# R34GTR OWNERS PLEASE HELP



## nismoman (Jul 13, 2004)

as posted yesterday because my current insureres are stopping insuring skylines i have spent the last two days ringing round for qoutes but the problem i keep coming up against is the value of £40,000 .the so called grate A PLAN value a r34gtr 1999 at £23,000 ,so when you mention it,s modded 600bhp taking the value to £40,000 thay say it,s worth to much for them to insure,rang adrean flux/insurance factory/ sky insurance/ life sure/hyperformance insurance and they all said the same,thay will insure it in some cases but not at that value,most of them are not aware that you cannot get a r34gtr registered in the uk anymore,and some of them dont know the differance between r32/r33 andr34 skylines and some of them think gts,s and gtt,s are the same as gtr,s.lets face it there are r34gtr,s about that are worth more than £40,000 with bigger bhp mods than mine,so as i said yesterday check your insurance details.but please can any r34gtr owners tell me WHERE DO YOU INSURE YOUR R34GTR,S FOR THE CORRECT VALUES(PLEASE HELP) NISMOMAN


----------



## nismoman (Jul 13, 2004)

bump


----------



## WILL SMITH (Mar 14, 2005)

*r34*

i have mine insured with them at an agreed sum of 35K, i also have a car with them at a value of 55K, person by the name of neil deals with my account,give him a ring

Will
PS, what is the tel number you are using, as they have more than one office


----------



## COSSYCam (Nov 16, 2004)

My 34 was insured for £75k agreed value with Privilege


----------



## weka (Jul 3, 2001)

COSSYCam said:


> My 34 was insured for £75k agreed value with Privilege


How did u mange that Cam?
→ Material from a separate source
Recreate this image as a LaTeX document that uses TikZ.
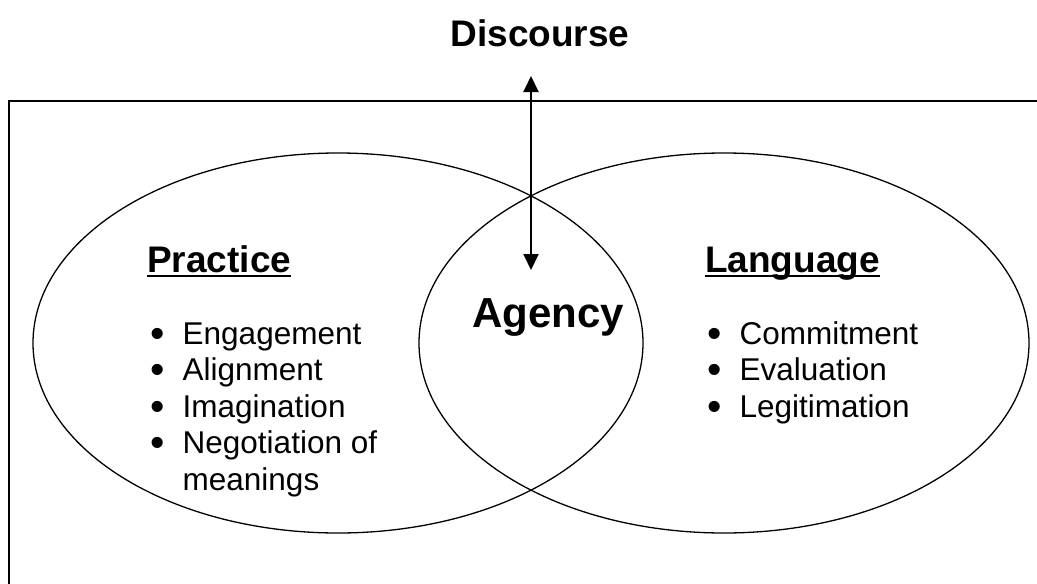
\documentclass[tikz,border=0pt]{standalone}
\usepackage{fontspec}
\setmainfont{Liberation Sans}
\usetikzlibrary{shapes.geometric,arrows.meta}

\newlength{\bulw}
\setlength{\bulw}{32.5pt}
\newcommand{\bul}{\makebox[\bulw][l]{\raisebox{-3pt}{\scalebox{1.3}{\textbullet}}}}
\newcommand{\ulhead}[1]{\setbox0\hbox{#1}\rlap{\rule[-5.3pt]{\wd0}{2pt}}\box0}

\begin{document}
\begin{tikzpicture}[x=1pt,y=-1pt]
        \tikzstyle{circ}=[ellipse,draw=black,line width=1.3pt,minimum width=610pt,minimum height=380pt,inner sep=0pt]
        \tikzstyle{heading}=[anchor=base west,inner sep=0pt,font=\fontsize{37}{44}\selectfont\bfseries]
        \tikzstyle{items}=[anchor=base west,inner sep=0pt,align=left,font=\fontsize{31.5}{36.5}\selectfont]
        \tikzstyle{link}=[draw=black,line width=2pt,{Triangle[length=16pt,width=15pt]}-{Triangle[length=16pt,width=15pt]}]

       \useasboundingbox (0,0) rectangle (1037,584);
       \begin{scope}
         \clip (0,0) rectangle (1037,584);
         \draw[line width=1.6pt] (9,600) -- (9,101) -- (1050,101);

         \node [circ] (practice) at (338,343) {};
         \node [circ] (language) at (724,343) {};

         \node [heading, anchor=base] (discourse) at (540,46) {Discourse};
         \node [heading] (practicehead) at (147,272) {\ulhead{Practice}};
         \node [heading] (languagehead) at (705,272) {\ulhead{Language}};
         \node [heading, font=\fontsize{42}{48}\selectfont\bfseries] (agency) at (472,327) {Agency};

         \node [items] (practicelist) at (150,490) {\bul Engagement\\ \bul Alignment\\ \bul Imagination\\ \bul Negotiation of\\ \makebox[\bulw]{}meanings};
         \node [items] (languagelist) at (707,417) {\bul Commitment\\ \bul Evaluation\\ \bul Legitimation};

         \coordinate (dtop) at (531,76);
         \coordinate (dbot) at (531,270);
         \path[link] (dtop) -- (dbot);
       \end{scope}
\end{tikzpicture}
\end{document}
Was it straight forward cos I'm with them and they wouldn't agree value it to what I want.


----------



## Robbie 733 (Feb 25, 2005)

Sean,

I've had to go with Demon Tweeks Insurance, as they are the only lot that I've found so far, who will insure me, my car & points !   

I've got an agreed value cover, but fairly limited amount of permissable mileage per year  

(Where's that black & dekker drill ?)


----------